I'm talking about his priority outside of whatever he's being paid for
to do. I'm hoping that he has a reasonable amount of spare time to spend
on open source, especially as he has taken the role of libusb project
lead, and I would like our lead to be actively involved in the project
then. Of course, I don't know his precise circumstances, but I can
compare with how other project leads seem to be involved in their
respective FOSS projects, and what I'm seeing here doesn't fill me with
confidence, so, rather than skirt around, I'm telling it straight.
>> As a result, I fear that people are going to start losing
>> confidence in the libusb project as a whole if this goes on for
>> much longer.
> You're free to fear, but why spread it around? Personally I consider
> this to be derogatory for no apparent reason.
Yes, let's ignore that we have an obvious problem, that'll make it go
away... However I look at it, I don't think Daniel is involved enough in
libusb, as it takes him weeks to process patches. Not to say that he
might actually have a choice in the matter. But if anything, when a
company like Nokia submits a large patch, I'd expect the project
maintainer to comment on it, even if it's to say "Thanks, but that won't
do, *because this is how we are planning to do it*". That's what I'd
expect to happen on any other open source project, and the fact that it
doesn't happen here is disturbing, at least with regards to my
expectations of how FOSS development should occur in a healthy environment.
> The last release has few if any major bugs and coming releases will
> have improvements. This is all one can ask for IMHO. It's open source
> software; if the shoe does not fit then you get to fix it. :)
Except people are clearly not satisfied with our bug-free releases and
*ARE* asking for more features (hotplug, geolocation, log timestamps,
etc.). If libusb is to be considered a frozen project, then let's flag
it as such. Then someone can fork it, add new features in a reasonable
timeframe (the features listed above really shouldn't take that long to
implement if people dedicate some time), and everybody's clear where we
stand. It's not because it's open source that we should not strive to
get work done in a reasonable amount of time.
>> Is there anything that could be done to address this situation and
>> make sure active development is fostered in libusb 1.0?
> I don't agree that active development is really blocked. I'm happy
> to set up repositories and work can go on even if some things will
> need to be reworked before entering libusb.git if there's inadequate
Creating branches is not the answer. Patches will still need to be
submitted for integration in official, and if weeks go by before Daniel
reviews them, not much will be gained from using separate branches.

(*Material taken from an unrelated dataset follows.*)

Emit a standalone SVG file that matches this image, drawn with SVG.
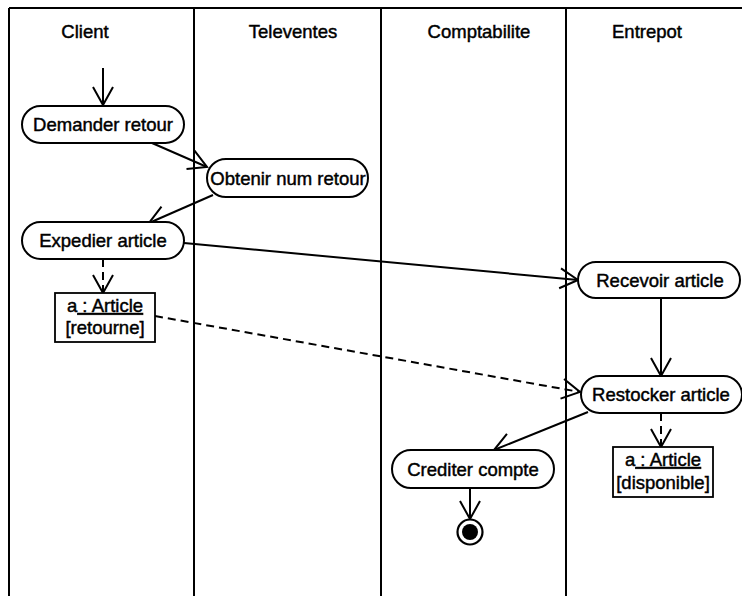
<svg xmlns="http://www.w3.org/2000/svg" width="742" height="596" viewBox="0 0 742 596">
  <style>
    text { font-family: "Liberation Sans", Arial, sans-serif; font-size: 18.5px; fill: #000; stroke: #000; stroke-width: 0.45; text-anchor: middle; }
    .lane { stroke: #000; stroke-width: 2; fill: none; }
    .act { fill: #fff; stroke: #000; stroke-width: 2; }
    .obj { fill: #fff; stroke: #000; stroke-width: 1.8; }
    .flow { stroke: #000; stroke-width: 2; fill: none; marker-end: url(#open); }
    .dep { stroke: #000; stroke-width: 2; fill: none; stroke-dasharray: 8 5; marker-end: url(#open); }
  </style>
  <defs>
    <marker id="open" markerUnits="userSpaceOnUse" viewBox="-20 -12 22 24" markerWidth="22" markerHeight="24" refX="0" refY="0" orient="auto">
      <path d="M-18,-10 L0,0 L-18,10" fill="none" stroke="#000" stroke-width="2"/>
    </marker>
  </defs>
  <rect width="742" height="596" fill="#fff"/>

  <!-- swimlanes -->
  <g id="lanes">
    <line class="lane" x1="9" y1="8" x2="742" y2="8"/>
    <line class="lane" x1="9" y1="8" x2="9" y2="596"/>
    <line class="lane" x1="194" y1="8" x2="194" y2="596"/>
    <line class="lane" x1="381" y1="8" x2="381" y2="596"/>
    <line class="lane" x1="566" y1="8" x2="566" y2="596"/>
    <text x="85" y="38">Client</text>
    <text x="293" y="38">Televentes</text>
    <text x="479" y="38">Comptabilite</text>
    <text x="647" y="38">Entrepot</text>
  </g>

  <!-- connectors -->
  <g id="connectors">
    <line class="flow" x1="103" y1="68" x2="103" y2="105"/>
    <line class="flow" x1="152" y1="143" x2="207" y2="167"/>
    <line class="flow" x1="213" y1="195" x2="149" y2="223"/>
    <line class="flow" x1="184" y1="243" x2="578" y2="280"/>
    <line class="dep" x1="103" y1="259" x2="103" y2="293"/>
    <line class="dep" x1="155" y1="316" x2="580" y2="392"/>
    <line class="flow" x1="661" y1="298" x2="661" y2="376"/>
    <line class="flow" x1="588" y1="412" x2="494" y2="450"/>
    <line class="dep" x1="661" y1="413" x2="661" y2="447"/>
    <line class="flow" x1="470" y1="488" x2="470" y2="519"/>
  </g>

  <!-- activities -->
  <g id="demander-retour">
    <rect class="act" x="22" y="106" width="162" height="37" rx="18.5"/>
    <text x="103" y="131">Demander retour</text>
  </g>
  <g id="obtenir-num-retour">
    <rect class="act" x="207" y="159" width="161" height="38" rx="19"/>
    <text x="288" y="185">Obtenir num retour</text>
  </g>
  <g id="expedier-article">
    <rect class="act" x="22" y="222" width="162" height="37" rx="18.5"/>
    <text x="103" y="247">Expedier article</text>
  </g>
  <g id="recevoir-article">
    <rect class="act" x="578" y="262" width="162" height="36" rx="18"/>
    <text x="660" y="287">Recevoir article</text>
  </g>
  <g id="restocker-article">
    <rect class="act" x="581" y="376" width="161" height="37" rx="18.5"/>
    <text x="661" y="401">Restocker article</text>
  </g>
  <g id="crediter-compte">
    <rect class="act" x="392" y="450" width="162" height="38" rx="19"/>
    <text x="473" y="476">Crediter compte</text>
  </g>

  <!-- object flows -->
  <g id="article-retourne">
    <rect class="obj" x="55" y="293" width="100" height="49"/>
    <text x="105" y="312">a<tspan text-decoration="underline"> : Article</tspan></text>
    <text x="105" y="334">[retourne]</text>
  </g>
  <g id="article-disponible">
    <rect class="obj" x="613" y="447" width="100" height="50"/>
    <text x="663" y="466">a<tspan text-decoration="underline"> : Article</tspan></text>
    <text x="663" y="489">[disponible]</text>
  </g>

  <!-- final state -->
  <g id="final">
    <circle cx="470" cy="532" r="12.5" fill="#fff" stroke="#000" stroke-width="2.2"/>
    <circle cx="470" cy="532" r="8" fill="#000"/>
  </g>
</svg>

Plus, people have already been officially complaining about our rate of
> If you're saying that intense communication, training and guidance
> would be nice, then I agree
Guidance from Daniel is required. It's not a nice to have feature: any
project needs an active leader, else we end up with ad nauseam
discussions because we can't figure out what the the maintainer will
eventually want (eg: CJK libtool patch, declspec vs .def, calling
> but I also have to point out that there
> are simply no such resources available, and reading the license there
> is of course also no promise of such resources being available.
This seems to happen on most with the other open source projects I know.
Most other open source project leaders seem to be actively involved in
the mailing list for that project and in discussing new developments.
Ours isn't, ergo we have a problem.
> That doesn't make the project any less useful IMO, and I certainly
> don't believe that it would make people lose any confidence they
> might have in libusb.
Well, I'm looking at the list of opened issues  and I'm not seeing
much happening. If I was interested in using libusb for an application,
that's the first place I'd be looking out to see how active the project
is. I'd also probably try to see what's the turnover rate for patches
submitted on the mailing list. Not sure the libusb results would feel me
with great confidence...
Therefore, I do believe we have a problem, and we should try to see what
can be done to address that problem.